#### DATA LISTING ####

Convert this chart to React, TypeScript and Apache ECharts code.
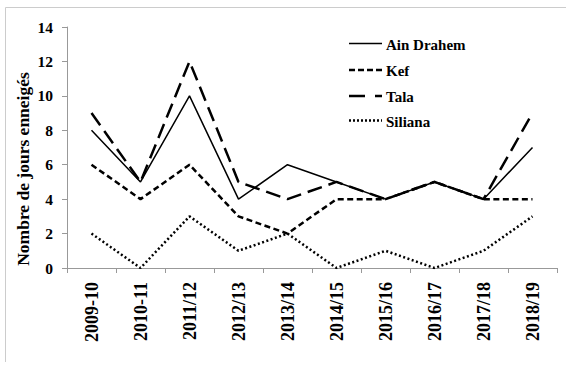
import React, { useEffect, useRef } from "react";
import * as echarts from "echarts";

const categories = ["2009-10", "2010-11", "2011/12", "2012/13", "2013/14", "2014/15", "2015/16", "2016/17", "2017/18", "2018/19"];
const ainDrahem = [8, 5, 10, 4, 6, 5, 4, 5, 4, 7];
const kef = [6, 4, 6, 3, 2, 4, 4, 5, 4, 4];
const tala = [9, 5, 12, 5, 4, 5, 4, 5, 4, 9];
const siliana = [2, 0, 3, 1, 2, 0, 1, 0, 1, 3];
const seriesNames = ["Ain Drahem", "Kef", "Tala", "Siliana"];
const yAxisTitle = "Nombre de jours enneigés";

const FONT = "Liberation Serif";

export default function App() {
  const ref = useRef<HTMLDivElement>(null);
  useEffect(() => {
    document.body.style.margin = "0";
    const chart = echarts.init(ref.current!, null, { renderer: "svg" });
    const styles = [
      { width: 1.5, type: "solid" as any, legendDash: null as any },
      { width: 2.5, type: [6, 3.5] as any, legendDash: [6, 3] },
      { width: 2.5, type: [15, 7] as any, legendDash: [16, 10] },
      { width: 2.5, type: [2, 2.5] as any, legendDash: [2, 2] },
    ];
    const data = [ainDrahem, kef, tala, siliana];
    const legendY = [43.5, 70, 96, 120.5];
    const legendGraphics: any[] = [];
    seriesNames.forEach((n, i) => {
      legendGraphics.push({
        type: "line",
        shape: { x1: 349, y1: legendY[i], x2: 382, y2: legendY[i] },
        style: { stroke: "#000", lineWidth: styles[i].width, lineDash: styles[i].legendDash },
      });
      legendGraphics.push({
        type: "text",
        x: 386,
        y: legendY[i] + 1,
        style: { text: n, fontFamily: FONT, fontWeight: "bold", fontSize: 15, fill: "#000", verticalAlign: "middle" },
      });
    });
    chart.setOption({
      animation: false,
      backgroundColor: "#fff",
      textStyle: { fontFamily: FONT },
      grid: { left: 67, top: 27, width: 490, height: 241, containLabel: false },
      xAxis: {
        type: "category",
        data: categories,
        boundaryGap: true,
        axisLine: { lineStyle: { color: "#999", width: 1 } },
        axisTick: { show: true, length: 5, lineStyle: { color: "#999" } },
        axisLabel: { rotate: 90, margin: 14, color: "#000", fontFamily: FONT, fontWeight: "bold", fontSize: 18 },
        splitLine: { show: false },
      },
      yAxis: {
        type: "value",
        min: 0,
        max: 14,
        interval: 2,
        axisLine: { show: true, lineStyle: { color: "#999", width: 1 } },
        axisTick: { show: true, length: 5, lineStyle: { color: "#999" } },
        axisLabel: { color: "#000", fontFamily: FONT, fontWeight: "bold", fontSize: 15.5, margin: 14 },
        splitLine: { show: false },
      },
      series: seriesNames.map((n, i) => ({
        name: n,
        type: "line",
        data: data[i],
        symbol: "none",
        lineStyle: { color: "#000", width: styles[i].width, type: styles[i].type },
      })),
      graphic: [
        {
          type: "line",
          shape: { x1: 5.5, y1: 7.5, x2: 566, y2: 7.5 },
          style: { stroke: "#ccc", lineWidth: 1 },
          silent: true,
        },
        {
          type: "line",
          shape: { x1: 5.5, y1: 7.5, x2: 5.5, y2: 362 },
          style: { stroke: "#ccc", lineWidth: 1 },
          silent: true,
        },
        {
          type: "text",
          x: 23,
          y: 169,
          rotation: Math.PI / 2,
          style: {
            text: yAxisTitle,
            fontFamily: FONT,
            fontWeight: "bold",
            fontSize: 17.5,
            fill: "#000",
            align: "center",
            verticalAlign: "middle",
          },
        },
        ...legendGraphics,
      ],
    });
    return () => chart.dispose();
  }, []);
  return <div ref={ref} style={{ width: 566, height: 365 }} />;
}
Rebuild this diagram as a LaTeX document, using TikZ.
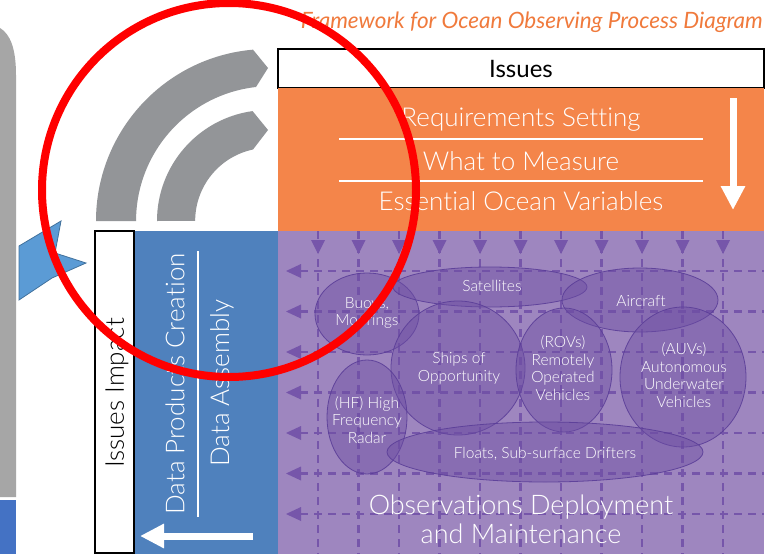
\documentclass[tikz,border=0pt]{standalone}
\usepackage{fontspec}
\setmainfont{Lato}[UprightFont={* Light},ItalicFont={* Light Italic},Ligatures={NoCommon}]
\newfontfamily\latoreg{Lato}[Ligatures={NoCommon}]
\usetikzlibrary{arrows.meta}
\definecolor{orng}{HTML}{F4854A}
\definecolor{purp}{HTML}{9E86BF}
\definecolor{dpurp}{HTML}{7656AA}
\definecolor{ellf}{HTML}{6E4FA4}
\definecolor{elld}{HTML}{5B3E98}
\definecolor{blu}{HTML}{4F81BD}
\definecolor{gry}{HTML}{939598}
\definecolor{lgry}{HTML}{A6A6A6}
\definecolor{titl}{HTML}{F07A3C}
\definecolor{starf}{HTML}{5B9BD5}
\definecolor{stard}{HTML}{41719C}
\definecolor{lblu}{HTML}{4472C4}
\begin{document}
\begin{tikzpicture}[x=1pt,y=-1pt,
  wtext/.style={text=white,font=\fontsize{26}{30}\selectfont,inner sep=0pt},
  etext/.style={text=white,font=\fontsize{15.5}{17.5}\selectfont,align=center,inner sep=0pt},
  grid/.style={dpurp,line width=2.2pt,dash pattern=on 8pt off 6pt},
  tri/.style={fill=dpurp,draw=none},
  blob/.style={fill=ellf,fill opacity=0.45,draw=elld,draw opacity=0.9,line width=0.8pt},
  bigarrow/.style={white,line width=7pt,-{Triangle[width=23pt,length=24pt]}}]
\useasboundingbox (0,0) rectangle (782,554);
\fill[white] (0,0) rectangle (782,554);
% left gray bar and blue block
\fill[lgry] (0,28) .. controls (10,34) and (16,48) .. (16,75) -- (16,497) -- (0,497) -- cycle;
\fill[lblu] (0,500) rectangle (16,554);
% blue star shape
\filldraw[fill=starf,draw=stard,line width=0.8pt] (19,246) -- (61,221) -- (55,253) -- (86,263) -- (52,278) -- (19,300) -- cycle;
% gray curved arrows
\fill[gry] (96,221) arc[start angle=180,end angle=265,radius=172] -- (268,68) -- (256,87) arc[start angle=263.6,end angle=180,radius=135] -- cycle;
\fill[gry] (157,221) arc[start angle=180,end angle=262,radius=111] -- (268,130) -- (253,149.5) arc[start angle=258,end angle=180,radius=73] -- cycle;
% title
\node[anchor=east,text=titl,font=\latoreg\fontsize{22.5}{25}\selectfont\itshape,inner sep=0pt] (title) at (763,22) {Framework for Ocean Observing Process Diagram};
% issues box
\node[draw=black,line width=1.2pt,fill=white,minimum width=486pt,minimum height=39pt,inner sep=0pt,font=\latoreg\fontsize{24}{28}\selectfont] (issues) at (521,68.5) {Issues};
% orange panel
\fill[orng] (278,88) rectangle (764,231);
\node[wtext] (req) at (521,120) {Requirements Setting};
\node[wtext] (what) at (521,161) {What to Measure};
\node[wtext] (eov) at (521,201) {Essential Ocean Variables};
\coordinate (l1a) at (339,139); \coordinate (l1b) at (703,139);
\coordinate (l2a) at (339,181); \coordinate (l2b) at (703,181);
\draw[white,line width=1.6pt] (l1a) -- (l1b);
\draw[white,line width=1.6pt] (l2a) -- (l2b);
\coordinate (da) at (733,98); \coordinate (db) at (733,210);
\draw[bigarrow] (da) -- (db);
% purple panel
\fill[purp] (278,231) rectangle (764,554);
\foreach \i in {0,...,10}{
  \pgfmathsetmacro{\xx}{318+40.5*\i}
  \draw[grid] (\xx,231) -- (\xx,554);
  \fill[tri] (\xx-7,240) -- (\xx+7,240) -- (\xx,254) -- cycle;
}
\foreach \j in {0,...,6}{
  \pgfmathsetmacro{\yy}{271+40.5*\j}
  \draw[grid] (300,\yy) -- (764,\yy);
  \fill[tri] (301,\yy-7) -- (301,\yy+7) -- (286,\yy) -- cycle;
}
% blobs
\path[blob] (367,314) ellipse[x radius=52,y radius=41];
\path[blob] (490,287) ellipse[x radius=97,y radius=20];
\path[blob] (640,300) ellipse[x radius=78,y radius=32];
\path[blob] (458,368) ellipse[x radius=67,y radius=67];
\path[blob] (564,370) ellipse[x radius=48,y radius=62];
\path[blob] (683,377) ellipse[x radius=63,y radius=70];
\path[blob] (367,417) ellipse[x radius=40,y radius=57];
\path[blob] (545,452) ellipse[x radius=158,y radius=30];
\node[etext] (buoy) at (367,313) {Buoys,\\Moorings};
\node[etext] (sat) at (492,286) {Satellites};
\node[etext] (air) at (641,301) {Aircraft};
\node[etext] (ship) at (459,368) {Ships of\\Opportunity};
\node[etext] (rov) at (563,368) {(ROVs)\\Remotely\\Operated\\Vehicles};
\node[etext] (auv) at (684,375) {(AUVs)\\Autonomous\\Underwater\\Vehicles};
\node[etext] (hf) at (367,420) {(HF) High\\Frequency\\Radar};
\node[etext] (float) at (545,454) {Floats, Sub-surface Drifters};
\node[wtext,align=center,font=\fontsize{27}{29}\selectfont] (obs) at (521,519.5) {Observations Deployment\\and Maintenance};
% blue panel
\fill[blu] (134,231) rectangle (278,554);
\node[wtext,rotate=90,font=\fontsize{26}{30}\selectfont] (dpc) at (175,384) {Data Products Creation};
\node[wtext,rotate=90,font=\fontsize{26}{30}\selectfont] (das) at (222,383) {Data Assembly};
\coordinate (sa) at (198,251); \coordinate (sb) at (198,517);
\draw[white,line width=1.6pt] (sa) -- (sb);
\coordinate (la) at (253,536); \coordinate (lb) at (140,536);
\draw[bigarrow] (la) -- (lb);
% issues impact box
\draw[black,line width=1.2pt,fill=white] (95,231) rectangle (134,553);
\node[rotate=90,font=\fontsize{26}{28}\selectfont,inner sep=0pt] (impact) at (117,393) {Issues Impact};
% red circle
\draw[red,line width=8pt] (229,190) circle[radius=187];
\end{tikzpicture}
\end{document}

####

§ **WHAT IS BEING ASKED**:
From the opening line of the entries above to the line containing "import * as", please transcribe each line exactly, skipping every picture.

§ **OUTPUT**:
Convert this chart to React, TypeScript and Apache ECharts code.
import React, { useEffect, useRef } from "react";
import * as echarts from "echarts";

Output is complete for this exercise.